Copy out the material below in full, but not its images.
....
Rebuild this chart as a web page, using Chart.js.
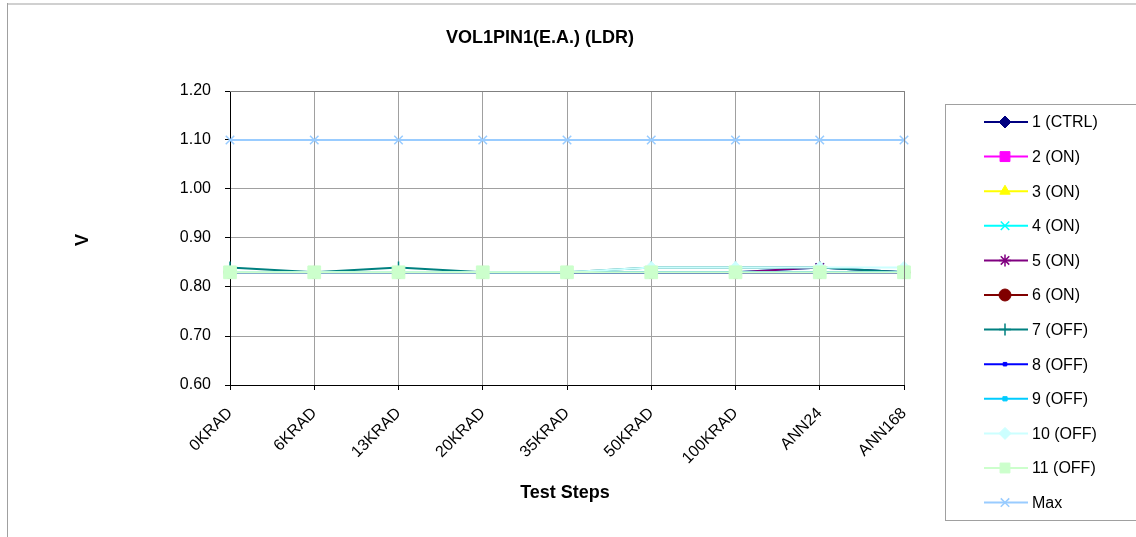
<!DOCTYPE html>
<html>
<head>
<meta charset="utf-8">
<script src="https://cdn.jsdelivr.net/npm/chart.js@4.4.0/dist/chart.umd.min.js"></script>
<style>
  html, body { margin: 0; padding: 0; background: #fff; }
  #wrap { width: 1136px; height: 537px; }
</style>
</head>
<body>
<div id="wrap"><canvas id="chart" width="1136" height="537"></canvas></div>
<script>
// test steps on the x axis
const steps = ["0KRAD", "6KRAD", "13KRAD", "20KRAD", "35KRAD", "50KRAD", "100KRAD", "ANN24", "ANN168"];
const yTicks = [0.60, 0.70, 0.80, 0.90, 1.00, 1.10, 1.20];

// measured values per device (V)
const dev1  = [0.83, 0.83, 0.83, 0.83, 0.83, 0.83, 0.83, 0.83, 0.83];
const dev2  = [0.83, 0.83, 0.83, 0.83, 0.83, 0.83, 0.83, 0.83, 0.83];
const dev3  = [0.83, 0.83, 0.83, 0.83, 0.83, 0.83, 0.83, 0.83, 0.83];
const dev4  = [0.83, 0.83, 0.83, 0.83, 0.83, 0.83, 0.83, 0.84, 0.83];
const dev5  = [0.83, 0.83, 0.83, 0.83, 0.83, 0.83, 0.83, 0.84, 0.83];
const dev6  = [0.83, 0.83, 0.83, 0.83, 0.83, 0.83, 0.83, 0.83, 0.83];
const dev7  = [0.84, 0.83, 0.84, 0.83, 0.83, 0.84, 0.84, 0.84, 0.83];
const dev8  = [0.83, 0.83, 0.83, 0.83, 0.83, 0.83, 0.83, 0.83, 0.83];
const dev9  = [0.83, 0.83, 0.83, 0.83, 0.83, 0.83, 0.83, 0.83, 0.83];
const dev10 = [0.83, 0.83, 0.83, 0.83, 0.83, 0.84, 0.84, 0.84, 0.84];
const dev11 = [0.83, 0.83, 0.83, 0.83, 0.83, 0.83, 0.83, 0.83, 0.83];
const maxLimit = [1.10, 1.10, 1.10, 1.10, 1.10, 1.10, 1.10, 1.10, 1.10];

const seriesNames = ["1 (CTRL)", "2 (ON)", "3 (ON)", "4 (ON)", "5 (ON)", "6 (ON)",
  "7 (OFF)", "8 (OFF)", "9 (OFF)", "10 (OFF)", "11 (OFF)", "Max"];
const seriesData = [dev1, dev2, dev3, dev4, dev5, dev6, dev7, dev8, dev9, dev10, dev11, maxLimit];

const colors = ["#000080", "#ff00ff", "#ffff00", "#00ffff", "#800080", "#800000",
  "#008080", "#0000ff", "#00ccff", "#ccffff", "#ccffcc", "#99ccff"];
const styles = ["rectRot", "rect", "triangle", "crossRot", "star", "circle",
  "cross", "rect", "rect", "rectRot", "rect", "crossRot"];
const radii = [6, 7, 6, 6, 6, 6, 6, 2.5, 3, 6, 9, 6];

const FONT = "'Liberation Sans', Arial, sans-serif";

const datasets = seriesNames.map((name, i) => ({
  label: name,
  data: seriesData[i],
  borderColor: colors[i],
  backgroundColor: colors[i],
  pointBackgroundColor: colors[i],
  pointBorderColor: colors[i],
  pointStyle: styles[i],
  pointRadius: radii[i],
  pointBorderWidth: (styles[i] === "crossRot" || styles[i] === "cross" || styles[i] === "star") ? 1.5 : 1,
  borderWidth: 2,
  tension: 0,
  order: seriesNames.length - i
}));

// titles, frame and the legend box
const decorPlugin = {
  id: "decor",
  afterDraw(chart) {
    const ctx = chart.ctx;
    const ca = chart.chartArea;
    ctx.save();
    // outer frame
    ctx.strokeStyle = "#d0d0d0";
    ctx.lineWidth = 2;
    ctx.beginPath(); ctx.moveTo(7, 4); ctx.lineTo(1136, 4); ctx.stroke();
    ctx.strokeStyle = "#a0a0a0";
    ctx.lineWidth = 1;
    ctx.beginPath(); ctx.moveTo(7.5, 3); ctx.lineTo(7.5, 537); ctx.stroke();

    // plot area top/right edge
    ctx.strokeStyle = "#808080";
    ctx.lineWidth = 1;
    ctx.beginPath();
    ctx.moveTo(ca.left, ca.top + 0.5); ctx.lineTo(ca.right + 0.5, ca.top + 0.5);
    ctx.lineTo(ca.right + 0.5, ca.bottom);
    ctx.stroke();

    // titles
    ctx.fillStyle = "#000";
    ctx.textAlign = "center";
    ctx.textBaseline = "middle";
    ctx.font = "bold 18px " + FONT;
    ctx.fillText("VOL1PIN1(E.A.) (LDR)", 540, 38);
    ctx.fillText("Test Steps", 565, 493);
    ctx.save();
    ctx.translate(83, 240);
    ctx.rotate(-Math.PI / 2);
    ctx.fillText("V", 0, 0);
    ctx.restore();

    // legend
    ctx.strokeStyle = "#a0a0a0";
    ctx.lineWidth = 1;
    ctx.strokeRect(945.5, 104.5, 200, 416);
    ctx.font = "16px " + FONT;
    ctx.textAlign = "left";
    chart.data.datasets.forEach((ds, i) => {
      const y = 122 + i * 34.6;
      ctx.strokeStyle = ds.borderColor;
      ctx.lineWidth = 2;
      ctx.beginPath(); ctx.moveTo(984, y); ctx.lineTo(1028, y); ctx.stroke();
      ctx.fillStyle = ds.pointBackgroundColor;
      ctx.strokeStyle = ds.pointBorderColor;
      ctx.lineWidth = ds.pointBorderWidth;
      Chart.helpers.drawPoint(ctx, {
        pointStyle: ds.pointStyle, radius: Math.min(ds.pointRadius, 7), rotation: 0, borderWidth: ds.pointBorderWidth
      }, 1005, y);
      ctx.fillStyle = "#000";
      ctx.fillText(ds.label, 1032, y + 1);
    });
    ctx.restore();
  }
};

new Chart(document.getElementById("chart"), {
  type: "line",
  data: { labels: steps, datasets },
  options: {
    responsive: false,
    animation: false,
    events: [],
    layout: { padding: { left: 0, top: 91, right: 232, bottom: 0 } },
    plugins: { legend: { display: false }, tooltip: { enabled: false }, title: { display: false } },
    scales: {
      x: {
        offset: false,
        afterFit(scale) { scale.height = 152; },
        grid: { color: "#a0a0a0", lineWidth: 1, tickColor: "#000", tickLength: 5, drawTicks: true },
        border: { color: "#000", width: 1 },
        ticks: {
          color: "#000",
          font: { family: FONT, size: 16 },
          minRotation: 45,
          maxRotation: 45,
          padding: 14,
          autoSkip: false
        }
      },
      y: {
        min: yTicks[0],
        max: yTicks[yTicks.length - 1],
        afterFit(scale) { scale.width = 230; },
        afterBuildTicks(scale) { scale.ticks = yTicks.map(v => ({ value: v })); },
        grid: { color: "#a0a0a0", lineWidth: 1, tickColor: "#000", tickLength: 5 },
        border: { color: "#000", width: 1 },
        ticks: {
          color: "#000",
          font: { family: FONT, size: 16 },
          padding: 14,
          callback: v => Number(v).toFixed(2)
        }
      }
    }
  },
  plugins: [decorPlugin]
});
</script>
</body>
</html>
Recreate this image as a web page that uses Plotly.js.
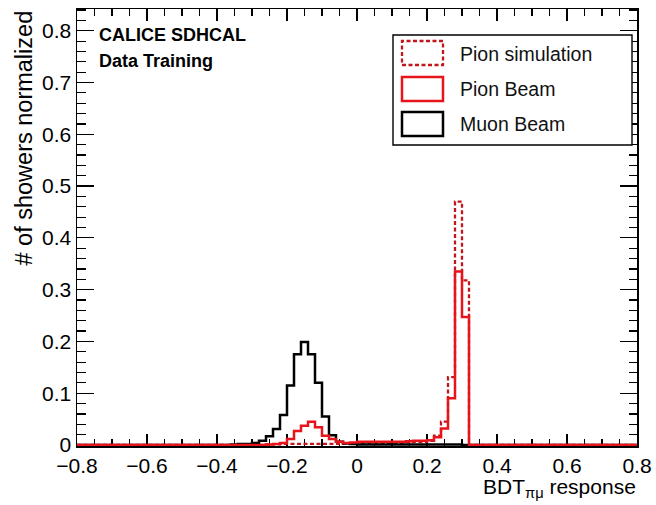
....
* Response to the exercise:
Rebuild this chart as a web page, using Chart.js.
<!DOCTYPE html>
<html>
<head>
<meta charset="utf-8">
<script src="https://cdn.jsdelivr.net/npm/chart.js@4.4.0/dist/chart.umd.min.js"></script>
<style>
  html, body { margin: 0; padding: 0; background: #fff; }
  #wrap { width: 1136px; height: 537px; }
</style>
</head>
<body>
<div id="wrap"><canvas id="chart" width="1136" height="537"></canvas></div>
<script>
// test steps on the x axis
const steps = ["0KRAD", "6KRAD", "13KRAD", "20KRAD", "35KRAD", "50KRAD", "100KRAD", "ANN24", "ANN168"];
const yTicks = [0.60, 0.70, 0.80, 0.90, 1.00, 1.10, 1.20];

// measured values per device (V)
const dev1  = [0.83, 0.83, 0.83, 0.83, 0.83, 0.83, 0.83, 0.83, 0.83];
const dev2  = [0.83, 0.83, 0.83, 0.83, 0.83, 0.83, 0.83, 0.83, 0.83];
const dev3  = [0.83, 0.83, 0.83, 0.83, 0.83, 0.83, 0.83, 0.83, 0.83];
const dev4  = [0.83, 0.83, 0.83, 0.83, 0.83, 0.83, 0.83, 0.84, 0.83];
const dev5  = [0.83, 0.83, 0.83, 0.83, 0.83, 0.83, 0.83, 0.84, 0.83];
const dev6  = [0.83, 0.83, 0.83, 0.83, 0.83, 0.83, 0.83, 0.83, 0.83];
const dev7  = [0.84, 0.83, 0.84, 0.83, 0.83, 0.84, 0.84, 0.84, 0.83];
const dev8  = [0.83, 0.83, 0.83, 0.83, 0.83, 0.83, 0.83, 0.83, 0.83];
const dev9  = [0.83, 0.83, 0.83, 0.83, 0.83, 0.83, 0.83, 0.83, 0.83];
const dev10 = [0.83, 0.83, 0.83, 0.83, 0.83, 0.84, 0.84, 0.84, 0.84];
const dev11 = [0.83, 0.83, 0.83, 0.83, 0.83, 0.83, 0.83, 0.83, 0.83];
const maxLimit = [1.10, 1.10, 1.10, 1.10, 1.10, 1.10, 1.10, 1.10, 1.10];

const seriesNames = ["1 (CTRL)", "2 (ON)", "3 (ON)", "4 (ON)", "5 (ON)", "6 (ON)",
  "7 (OFF)", "8 (OFF)", "9 (OFF)", "10 (OFF)", "11 (OFF)", "Max"];
const seriesData = [dev1, dev2, dev3, dev4, dev5, dev6, dev7, dev8, dev9, dev10, dev11, maxLimit];

const colors = ["#000080", "#ff00ff", "#ffff00", "#00ffff", "#800080", "#800000",
  "#008080", "#0000ff", "#00ccff", "#ccffff", "#ccffcc", "#99ccff"];
const styles = ["rectRot", "rect", "triangle", "crossRot", "star", "circle",
  "cross", "rect", "rect", "rectRot", "rect", "crossRot"];
const radii = [6, 7, 6, 6, 6, 6, 6, 2.5, 3, 6, 9, 6];

const FONT = "'Liberation Sans', Arial, sans-serif";

const datasets = seriesNames.map((name, i) => ({
  label: name,
  data: seriesData[i],
  borderColor: colors[i],
  backgroundColor: colors[i],
  pointBackgroundColor: colors[i],
  pointBorderColor: colors[i],
  pointStyle: styles[i],
  pointRadius: radii[i],
  pointBorderWidth: (styles[i] === "crossRot" || styles[i] === "cross" || styles[i] === "star") ? 1.5 : 1,
  borderWidth: 2,
  tension: 0,
  order: seriesNames.length - i
}));

// titles, frame and the legend box
const decorPlugin = {
  id: "decor",
  afterDraw(chart) {
    const ctx = chart.ctx;
    const ca = chart.chartArea;
    ctx.save();
    // outer frame
    ctx.strokeStyle = "#d0d0d0";
    ctx.lineWidth = 2;
    ctx.beginPath(); ctx.moveTo(7, 4); ctx.lineTo(1136, 4); ctx.stroke();
    ctx.strokeStyle = "#a0a0a0";
    ctx.lineWidth = 1;
    ctx.beginPath(); ctx.moveTo(7.5, 3); ctx.lineTo(7.5, 537); ctx.stroke();

    // plot area top/right edge
    ctx.strokeStyle = "#808080";
    ctx.lineWidth = 1;
    ctx.beginPath();
    ctx.moveTo(ca.left, ca.top + 0.5); ctx.lineTo(ca.right + 0.5, ca.top + 0.5);
    ctx.lineTo(ca.right + 0.5, ca.bottom);
    ctx.stroke();

    // titles
    ctx.fillStyle = "#000";
    ctx.textAlign = "center";
    ctx.textBaseline = "middle";
    ctx.font = "bold 18px " + FONT;
    ctx.fillText("VOL1PIN1(E.A.) (LDR)", 540, 38);
    ctx.fillText("Test Steps", 565, 493);
    ctx.save();
    ctx.translate(83, 240);
    ctx.rotate(-Math.PI / 2);
    ctx.fillText("V", 0, 0);
    ctx.restore();

    // legend
    ctx.strokeStyle = "#a0a0a0";
    ctx.lineWidth = 1;
    ctx.strokeRect(945.5, 104.5, 200, 416);
    ctx.font = "16px " + FONT;
    ctx.textAlign = "left";
    chart.data.datasets.forEach((ds, i) => {
      const y = 122 + i * 34.6;
      ctx.strokeStyle = ds.borderColor;
      ctx.lineWidth = 2;
      ctx.beginPath(); ctx.moveTo(984, y); ctx.lineTo(1028, y); ctx.stroke();
      ctx.fillStyle = ds.pointBackgroundColor;
      ctx.strokeStyle = ds.pointBorderColor;
      ctx.lineWidth = ds.pointBorderWidth;
      Chart.helpers.drawPoint(ctx, {
        pointStyle: ds.pointStyle, radius: Math.min(ds.pointRadius, 7), rotation: 0, borderWidth: ds.pointBorderWidth
      }, 1005, y);
      ctx.fillStyle = "#000";
      ctx.fillText(ds.label, 1032, y + 1);
    });
    ctx.restore();
  }
};

new Chart(document.getElementById("chart"), {
  type: "line",
  data: { labels: steps, datasets },
  options: {
    responsive: false,
    animation: false,
    events: [],
    layout: { padding: { left: 0, top: 91, right: 232, bottom: 0 } },
    plugins: { legend: { display: false }, tooltip: { enabled: false }, title: { display: false } },
    scales: {
      x: {
        offset: false,
        afterFit(scale) { scale.height = 152; },
        grid: { color: "#a0a0a0", lineWidth: 1, tickColor: "#000", tickLength: 5, drawTicks: true },
        border: { color: "#000", width: 1 },
        ticks: {
          color: "#000",
          font: { family: FONT, size: 16 },
          minRotation: 45,
          maxRotation: 45,
          padding: 14,
          autoSkip: false
        }
      },
      y: {
        min: yTicks[0],
        max: yTicks[yTicks.length - 1],
        afterFit(scale) { scale.width = 230; },
        afterBuildTicks(scale) { scale.ticks = yTicks.map(v => ({ value: v })); },
        grid: { color: "#a0a0a0", lineWidth: 1, tickColor: "#000", tickLength: 5 },
        border: { color: "#000", width: 1 },
        ticks: {
          color: "#000",
          font: { family: FONT, size: 16 },
          padding: 14,
          callback: v => Number(v).toFixed(2)
        }
      }
    }
  },
  plugins: [decorPlugin]
});
</script>
</body>
</html>
Recreate this image as a web page that uses Plotly.js.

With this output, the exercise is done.